Retype the material in full, keeping every word the same.

> _Material provided_:
——————————

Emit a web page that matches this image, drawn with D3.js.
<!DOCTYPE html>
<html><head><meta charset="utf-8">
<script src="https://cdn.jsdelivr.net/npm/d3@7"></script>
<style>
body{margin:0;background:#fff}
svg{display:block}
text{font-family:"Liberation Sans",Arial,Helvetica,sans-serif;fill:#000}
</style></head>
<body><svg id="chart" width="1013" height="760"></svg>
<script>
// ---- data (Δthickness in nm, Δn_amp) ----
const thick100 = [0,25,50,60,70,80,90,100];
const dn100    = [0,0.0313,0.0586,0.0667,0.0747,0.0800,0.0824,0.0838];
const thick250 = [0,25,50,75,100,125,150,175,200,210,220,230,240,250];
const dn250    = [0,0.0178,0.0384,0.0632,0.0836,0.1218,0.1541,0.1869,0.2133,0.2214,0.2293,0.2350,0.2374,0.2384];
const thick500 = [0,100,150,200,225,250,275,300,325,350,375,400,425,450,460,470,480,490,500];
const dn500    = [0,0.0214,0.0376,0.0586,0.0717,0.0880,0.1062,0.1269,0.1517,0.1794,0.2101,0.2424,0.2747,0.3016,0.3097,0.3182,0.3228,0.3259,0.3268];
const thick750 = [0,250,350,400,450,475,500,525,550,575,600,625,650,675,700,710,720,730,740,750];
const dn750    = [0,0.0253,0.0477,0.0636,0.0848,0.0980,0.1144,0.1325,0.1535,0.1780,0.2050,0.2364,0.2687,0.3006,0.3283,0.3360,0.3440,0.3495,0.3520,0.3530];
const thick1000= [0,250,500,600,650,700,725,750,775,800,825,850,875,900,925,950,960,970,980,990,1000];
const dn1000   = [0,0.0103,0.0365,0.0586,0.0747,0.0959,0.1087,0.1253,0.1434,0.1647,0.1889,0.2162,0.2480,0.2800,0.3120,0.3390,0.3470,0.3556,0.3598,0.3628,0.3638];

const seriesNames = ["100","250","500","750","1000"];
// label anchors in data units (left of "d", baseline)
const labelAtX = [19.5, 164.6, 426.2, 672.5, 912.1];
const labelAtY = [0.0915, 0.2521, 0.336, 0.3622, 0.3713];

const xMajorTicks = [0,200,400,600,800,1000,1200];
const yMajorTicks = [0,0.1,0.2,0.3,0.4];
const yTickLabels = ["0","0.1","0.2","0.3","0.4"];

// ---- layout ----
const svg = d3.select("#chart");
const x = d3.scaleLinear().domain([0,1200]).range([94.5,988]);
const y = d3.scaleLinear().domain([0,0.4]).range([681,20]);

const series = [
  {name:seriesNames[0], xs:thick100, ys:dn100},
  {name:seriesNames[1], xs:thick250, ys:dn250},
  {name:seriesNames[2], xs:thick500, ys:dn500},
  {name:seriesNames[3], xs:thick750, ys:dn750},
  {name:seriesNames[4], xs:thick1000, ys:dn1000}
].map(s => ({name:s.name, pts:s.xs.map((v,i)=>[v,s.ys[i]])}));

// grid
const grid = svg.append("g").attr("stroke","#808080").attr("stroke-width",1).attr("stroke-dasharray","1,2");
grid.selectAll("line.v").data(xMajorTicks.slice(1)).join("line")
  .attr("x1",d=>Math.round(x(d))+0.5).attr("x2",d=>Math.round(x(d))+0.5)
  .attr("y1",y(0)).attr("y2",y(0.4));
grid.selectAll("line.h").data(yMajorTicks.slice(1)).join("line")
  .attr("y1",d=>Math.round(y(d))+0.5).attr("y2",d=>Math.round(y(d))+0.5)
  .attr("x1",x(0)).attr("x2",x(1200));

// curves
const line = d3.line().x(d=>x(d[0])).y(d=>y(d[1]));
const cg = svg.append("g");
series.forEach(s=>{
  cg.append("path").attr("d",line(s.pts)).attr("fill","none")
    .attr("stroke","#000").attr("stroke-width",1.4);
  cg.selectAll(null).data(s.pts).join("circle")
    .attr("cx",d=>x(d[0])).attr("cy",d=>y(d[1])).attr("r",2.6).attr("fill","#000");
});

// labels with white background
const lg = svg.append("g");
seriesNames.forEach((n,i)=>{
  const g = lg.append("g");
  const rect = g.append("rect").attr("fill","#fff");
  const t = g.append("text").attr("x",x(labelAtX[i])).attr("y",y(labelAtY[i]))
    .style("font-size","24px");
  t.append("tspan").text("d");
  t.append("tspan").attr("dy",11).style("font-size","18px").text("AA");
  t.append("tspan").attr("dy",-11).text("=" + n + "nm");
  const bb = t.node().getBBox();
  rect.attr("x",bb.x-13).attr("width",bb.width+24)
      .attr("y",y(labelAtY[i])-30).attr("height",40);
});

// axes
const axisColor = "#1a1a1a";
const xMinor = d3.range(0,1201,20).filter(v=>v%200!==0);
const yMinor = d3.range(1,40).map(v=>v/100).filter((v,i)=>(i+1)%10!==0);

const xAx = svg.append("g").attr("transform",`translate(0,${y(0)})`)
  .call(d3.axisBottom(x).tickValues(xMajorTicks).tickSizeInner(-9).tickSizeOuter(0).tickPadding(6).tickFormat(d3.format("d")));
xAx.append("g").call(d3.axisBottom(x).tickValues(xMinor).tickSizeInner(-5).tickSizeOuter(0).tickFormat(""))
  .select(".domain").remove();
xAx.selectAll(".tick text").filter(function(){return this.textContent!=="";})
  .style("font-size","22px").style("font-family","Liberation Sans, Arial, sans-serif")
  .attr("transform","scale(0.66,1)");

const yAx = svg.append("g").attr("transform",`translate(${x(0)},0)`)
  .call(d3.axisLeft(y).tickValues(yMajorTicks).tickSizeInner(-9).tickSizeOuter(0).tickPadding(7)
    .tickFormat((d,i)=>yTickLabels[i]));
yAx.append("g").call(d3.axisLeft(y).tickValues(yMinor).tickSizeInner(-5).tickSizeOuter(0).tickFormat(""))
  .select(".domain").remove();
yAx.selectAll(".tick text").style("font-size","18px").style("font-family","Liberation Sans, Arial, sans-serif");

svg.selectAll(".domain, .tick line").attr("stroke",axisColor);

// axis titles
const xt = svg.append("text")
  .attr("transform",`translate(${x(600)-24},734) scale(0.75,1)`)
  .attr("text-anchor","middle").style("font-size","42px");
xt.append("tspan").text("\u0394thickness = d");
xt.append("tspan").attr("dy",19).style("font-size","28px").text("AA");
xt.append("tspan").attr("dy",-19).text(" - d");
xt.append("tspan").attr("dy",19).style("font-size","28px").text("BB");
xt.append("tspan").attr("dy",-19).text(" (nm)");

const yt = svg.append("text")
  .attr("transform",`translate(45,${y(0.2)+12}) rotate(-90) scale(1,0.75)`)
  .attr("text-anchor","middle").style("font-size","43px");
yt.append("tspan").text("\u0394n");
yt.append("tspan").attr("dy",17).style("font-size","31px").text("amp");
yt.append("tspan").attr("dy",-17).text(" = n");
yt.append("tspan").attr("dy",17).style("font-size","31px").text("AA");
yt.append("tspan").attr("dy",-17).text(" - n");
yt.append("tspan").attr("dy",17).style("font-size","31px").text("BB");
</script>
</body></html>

——————————

> _Exercise result_:
Emit a web page that matches this image, drawn with D3.js.
<!DOCTYPE html>
<html><head><meta charset="utf-8">
<script src="https://cdn.jsdelivr.net/npm/d3@7"></script>
<style>
body{margin:0;background:#fff}
svg{display:block}
text{font-family:"Liberation Sans",Arial,Helvetica,sans-serif;fill:#000}
</style></head>
<body><svg id="chart" width="1013" height="760"></svg>
<script>
// ---- data (Δthickness in nm, Δn_amp) ----
const thick100 = [0,25,50,60,70,80,90,100];
const dn100    = [0,0.0313,0.0586,0.0667,0.0747,0.0800,0.0824,0.0838];
const thick250 = [0,25,50,75,100,125,150,175,200,210,220,230,240,250];
const dn250    = [0,0.0178,0.0384,0.0632,0.0836,0.1218,0.1541,0.1869,0.2133,0.2214,0.2293,0.2350,0.2374,0.2384];
const thick500 = [0,100,150,200,225,250,275,300,325,350,375,400,425,450,460,470,480,490,500];
const dn500    = [0,0.0214,0.0376,0.0586,0.0717,0.0880,0.1062,0.1269,0.1517,0.1794,0.2101,0.2424,0.2747,0.3016,0.3097,0.3182,0.3228,0.3259,0.3268];
const thick750 = [0,250,350,400,450,475,500,525,550,575,600,625,650,675,700,710,720,730,740,750];
const dn750    = [0,0.0253,0.0477,0.0636,0.0848,0.0980,0.1144,0.1325,0.1535,0.1780,0.2050,0.2364,0.2687,0.3006,0.3283,0.3360,0.3440,0.3495,0.3520,0.3530];
const thick1000= [0,250,500,600,650,700,725,750,775,800,825,850,875,900,925,950,960,970,980,990,1000];
const dn1000   = [0,0.0103,0.0365,0.0586,0.0747,0.0959,0.1087,0.1253,0.1434,0.1647,0.1889,0.2162,0.2480,0.2800,0.3120,0.3390,0.3470,0.3556,0.3598,0.3628,0.3638];

const seriesNames = ["100","250","500","750","1000"];
// label anchors in data units (left of "d", baseline)
const labelAtX = [19.5, 164.6, 426.2, 672.5, 912.1];
const labelAtY = [0.0915, 0.2521, 0.336, 0.3622, 0.3713];

const xMajorTicks = [0,200,400,600,800,1000,1200];
const yMajorTicks = [0,0.1,0.2,0.3,0.4];
const yTickLabels = ["0","0.1","0.2","0.3","0.4"];

// ---- layout ----
const svg = d3.select("#chart");
const x = d3.scaleLinear().domain([0,1200]).range([94.5,988]);
const y = d3.scaleLinear().domain([0,0.4]).range([681,20]);

const series = [
  {name:seriesNames[0], xs:thick100, ys:dn100},
  {name:seriesNames[1], xs:thick250, ys:dn250},
  {name:seriesNames[2], xs:thick500, ys:dn500},
  {name:seriesNames[3], xs:thick750, ys:dn750},
  {name:seriesNames[4], xs:thick1000, ys:dn1000}
].map(s => ({name:s.name, pts:s.xs.map((v,i)=>[v,s.ys[i]])}));

// grid
const grid = svg.append("g").attr("stroke","#808080").attr("stroke-width",1).attr("stroke-dasharray","1,2");
grid.selectAll("line.v").data(xMajorTicks.slice(1)).join("line")
  .attr("x1",d=>Math.round(x(d))+0.5).attr("x2",d=>Math.round(x(d))+0.5)
  .attr("y1",y(0)).attr("y2",y(0.4));
grid.selectAll("line.h").data(yMajorTicks.slice(1)).join("line")
  .attr("y1",d=>Math.round(y(d))+0.5).attr("y2",d=>Math.round(y(d))+0.5)
  .attr("x1",x(0)).attr("x2",x(1200));

// curves
const line = d3.line().x(d=>x(d[0])).y(d=>y(d[1]));
const cg = svg.append("g");
series.forEach(s=>{
  cg.append("path").attr("d",line(s.pts)).attr("fill","none")
    .attr("stroke","#000").attr("stroke-width",1.4);
  cg.selectAll(null).data(s.pts).join("circle")
    .attr("cx",d=>x(d[0])).attr("cy",d=>y(d[1])).attr("r",2.6).attr("fill","#000");
});

// labels with white background
const lg = svg.append("g");
seriesNames.forEach((n,i)=>{
  const g = lg.append("g");
  const rect = g.append("rect").attr("fill","#fff");
  const t = g.append("text").attr("x",x(labelAtX[i])).attr("y",y(labelAtY[i]))
    .style("font-size","24px");
  t.append("tspan").text("d");
  t.append("tspan").attr("dy",11).style("font-size","18px").text("AA");
  t.append("tspan").attr("dy",-11).text("=" + n + "nm");
  const bb = t.node().getBBox();
  rect.attr("x",bb.x-13).attr("width",bb.width+24)
      .attr("y",y(labelAtY[i])-30).attr("height",40);
});

// axes
const axisColor = "#1a1a1a";
const xMinor = d3.range(0,1201,20).filter(v=>v%200!==0);
const yMinor = d3.range(1,40).map(v=>v/100).filter((v,i)=>(i+1)%10!==0);

const xAx = svg.append("g").attr("transform",`translate(0,${y(0)})`)
  .call(d3.axisBottom(x).tickValues(xMajorTicks).tickSizeInner(-9).tickSizeOuter(0).tickPadding(6).tickFormat(d3.format("d")));
xAx.append("g").call(d3.axisBottom(x).tickValues(xMinor).tickSizeInner(-5).tickSizeOuter(0).tickFormat(""))
  .select(".domain").remove();
xAx.selectAll(".tick text").filter(function(){return this.textContent!=="";})
  .style("font-size","22px").style("font-family","Liberation Sans, Arial, sans-serif")
  .attr("transform","scale(0.66,1)");

const yAx = svg.append("g").attr("transform",`translate(${x(0)},0)`)
  .call(d3.axisLeft(y).tickValues(yMajorTicks).tickSizeInner(-9).tickSizeOuter(0).tickPadding(7)
    .tickFormat((d,i)=>yTickLabels[i]));
yAx.append("g").call(d3.axisLeft(y).tickValues(yMinor).tickSizeInner(-5).tickSizeOuter(0).tickFormat(""))
  .select(".domain").remove();
yAx.selectAll(".tick text").style("font-size","18px").style("font-family","Liberation Sans, Arial, sans-serif");

svg.selectAll(".domain, .tick line").attr("stroke",axisColor);

// axis titles
const xt = svg.append("text")
  .attr("transform",`translate(${x(600)-24},734) scale(0.75,1)`)
  .attr("text-anchor","middle").style("font-size","42px");
xt.append("tspan").text("\u0394thickness = d");
xt.append("tspan").attr("dy",19).style("font-size","28px").text("AA");
xt.append("tspan").attr("dy",-19).text(" - d");
xt.append("tspan").attr("dy",19).style("font-size","28px").text("BB");
xt.append("tspan").attr("dy",-19).text(" (nm)");

const yt = svg.append("text")
  .attr("transform",`translate(45,${y(0.2)+12}) rotate(-90) scale(1,0.75)`)
  .attr("text-anchor","middle").style("font-size","43px");
yt.append("tspan").text("\u0394n");
yt.append("tspan").attr("dy",17).style("font-size","31px").text("amp");
yt.append("tspan").attr("dy",-17).text(" = n");
yt.append("tspan").attr("dy",17).style("font-size","31px").text("AA");
yt.append("tspan").attr("dy",-17).text(" - n");
yt.append("tspan").attr("dy",17).style("font-size","31px").text("BB");
</script>
</body></html>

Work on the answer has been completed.